DATASET SECTION -

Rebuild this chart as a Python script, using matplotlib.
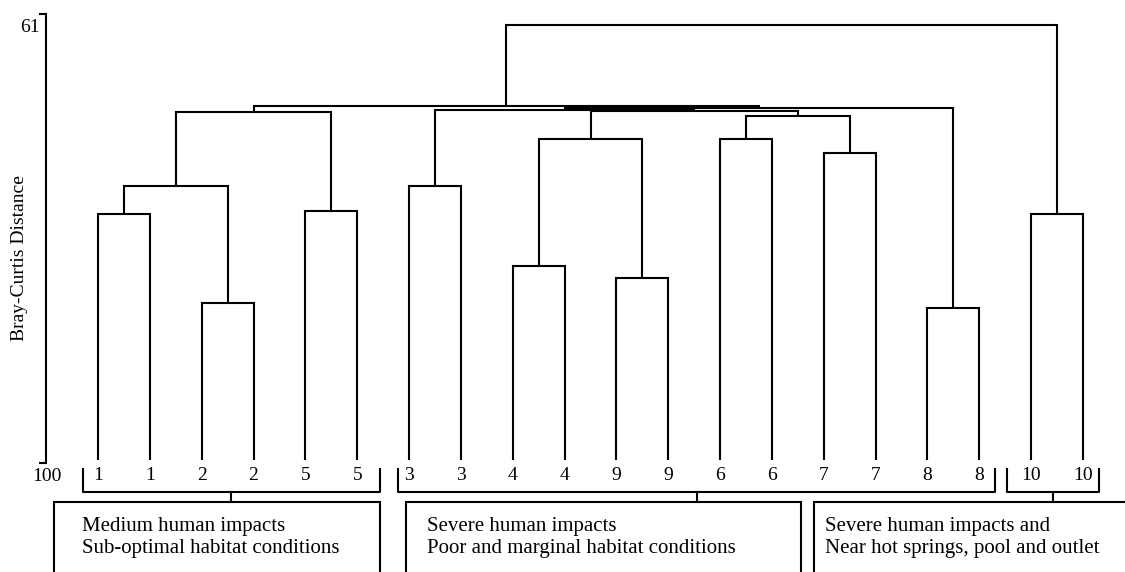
import matplotlib
matplotlib.use("Agg")
import matplotlib.pyplot as plt
from matplotlib.patches import Rectangle
from matplotlib.transforms import blended_transform_factory, offset_copy

# ---------------- data ----------------
leaf_labels = ["1", "1", "2", "2", "5", "5", "3", "3", "4", "4",
               "9", "9", "6", "6", "7", "7", "8", "8", "10", "10"]

# merges: (left child, right child, Bray-Curtis distance)
# children: "L<i>" = leaf index i, "M<j>" = merge j
merge_left = ["L0", "L2", "L4", "L6", "L8", "L10", "L12", "L14", "L16", "L18",
              "M0", "M10", "M4", "M6", "M12", "M3", "M15", "M11", "M17"]
merge_right = ["L1", "L3", "L5", "L7", "L9", "L11", "L13", "L15", "L17", "L19",
               "M1", "M2", "M5", "M7", "M13", "M14", "M8", "M16", "M9"]
merge_height = [78.4, 86.1, 78.1, 75.9, 82.9, 83.9, 71.9, 73.1, 86.5, 78.4,
                75.9, 69.47, 71.9, 69.86, 69.43, 69.30, 69.16, 68.99, 61.96]

axis_ticks = [61, 100]
axis_label = "Bray-Curtis Distance"

group_first = [0, 6, 18]
group_last = [5, 17, 19]
group_text = ["Medium human impacts\nSub-optimal habitat conditions",
              "Severe human impacts\nPoor and marginal habitat conditions",
              "Severe human impacts and\nNear hot springs, pool and outlet"]

# ---------------- style ----------------
W, H = 1125, 572
SERIF = ["Liberation Serif", "DejaVu Serif"]
plt.rcParams["font.family"] = SERIF
LW = 1.5
leaf_base = 99.7

fig = plt.figure(figsize=(W / 100, H / 100), dpi=100)

ax_left_px, ax_top_px, ax_bot_px = 46, 14, 463
leaf0_px, leafN_px = 98, 1083
n = len(leaf_labels)
step = (leafN_px - leaf0_px) / (n - 1)
ax = fig.add_axes([ax_left_px / W, 1 - ax_bot_px / H,
                   1 - ax_left_px / W, (ax_bot_px - ax_top_px) / H])
ax.set_xlim(-(leaf0_px - ax_left_px) / step, (n - 1) + (W - leafN_px) / step)
ax.set_ylim(100, 61)

for s in ["top", "right", "bottom"]:
    ax.spines[s].set_visible(False)
ax.spines["left"].set_linewidth(LW)
ax.set_xticks([])
ax.set_yticks(axis_ticks)
ax.set_yticklabels([])
ax.tick_params(axis="y", direction="out", length=5, width=LW)

# tick labels sit just below their ticks, as in the reference
ytrans = blended_transform_factory(fig.transFigure, ax.transData)
ytrans = offset_copy(ytrans, fig=fig, x=0, y=-5, units="dots")
for t, xr in zip(axis_ticks, [40 / W, 62 / W]):
    ax.text(xr, t, str(t), transform=ytrans, ha="right", va="top",
            fontsize=14, clip_on=False)

fig.text(20 / W, 1 - 258 / H, axis_label, rotation=90, ha="center",
         va="center", fontsize=14)

# ---------------- dendrogram ----------------
pos = {}
hgt = {}
for i in range(n):
    pos[f"L{i}"] = i
    hgt[f"L{i}"] = leaf_base

for j, (l, r, h) in enumerate(zip(merge_left, merge_right, merge_height)):
    xl, xr = pos[l], pos[r]
    ax.plot([xl, xl, xr, xr], [hgt[l], h, h, hgt[r]], color="black", lw=LW,
            solid_joinstyle="miter", solid_capstyle="butt", clip_on=False)
    pos[f"M{j}"] = (xl + xr) / 2
    hgt[f"M{j}"] = h

lab_trans = blended_transform_factory(ax.transData, fig.transFigure)
for i, lab in enumerate(leaf_labels):
    ax.text(i, 1 - 475 / H, lab, transform=lab_trans, ha="center",
            va="center", fontsize=14, clip_on=False)

# ---------------- groups: brackets + boxes ----------------
pad_l = [-0.29, -0.21, -0.46]
pad_r = [0.44, 0.31, 0.31]
box_l_px = [54, 406, 814]
box_r_px = [380, 801, 1135]
text_l_px = [82, 427, 825]
br_top, br_bot, box_top = 469, 492, 502


def px2fig(x, y):
    return x / W, 1 - y / H


for g in range(len(group_first)):
    xa = ax.transData.transform((group_first[g] + pad_l[g], 100))[0]
    xb = ax.transData.transform((group_last[g] + pad_r[g], 100))[0]
    xc = (xa + xb) / 2
    xs = [xa, xa, xb, xb]
    ys = [br_top, br_bot, br_bot, br_top]
    fig.lines.append(plt.Line2D([x / W for x in xs], [1 - y / H for y in ys],
                                color="black", lw=LW, transform=fig.transFigure))
    fig.lines.append(plt.Line2D([xc / W, xc / W], [1 - br_bot / H, 1 - box_top / H],
                                color="black", lw=LW, transform=fig.transFigure))
    x0, y0 = px2fig(box_l_px[g], 600)
    rect = Rectangle((x0, y0), (box_r_px[g] - box_l_px[g]) / W, (600 - box_top) / H,
                     transform=fig.transFigure, fill=False, ec="black", lw=LW)
    fig.patches.append(rect)
    tx, ty = px2fig(text_l_px[g], 517)
    fig.text(tx, ty, group_text[g], ha="left", va="top", fontsize=15,
             linespacing=1.25)

fig.savefig("out.png", dpi=100)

EXERCISE TASK - Repeat the listing above exactly from its first line to the line containing "from matplotlib.transforms import", both included, and omit the pictures.

FINAL ANSWER -
Rebuild this chart as a Python script, using matplotlib.
import matplotlib
matplotlib.use("Agg")
import matplotlib.pyplot as plt
from matplotlib.patches import Rectangle
from matplotlib.transforms import blended_transform_factory, offset_copy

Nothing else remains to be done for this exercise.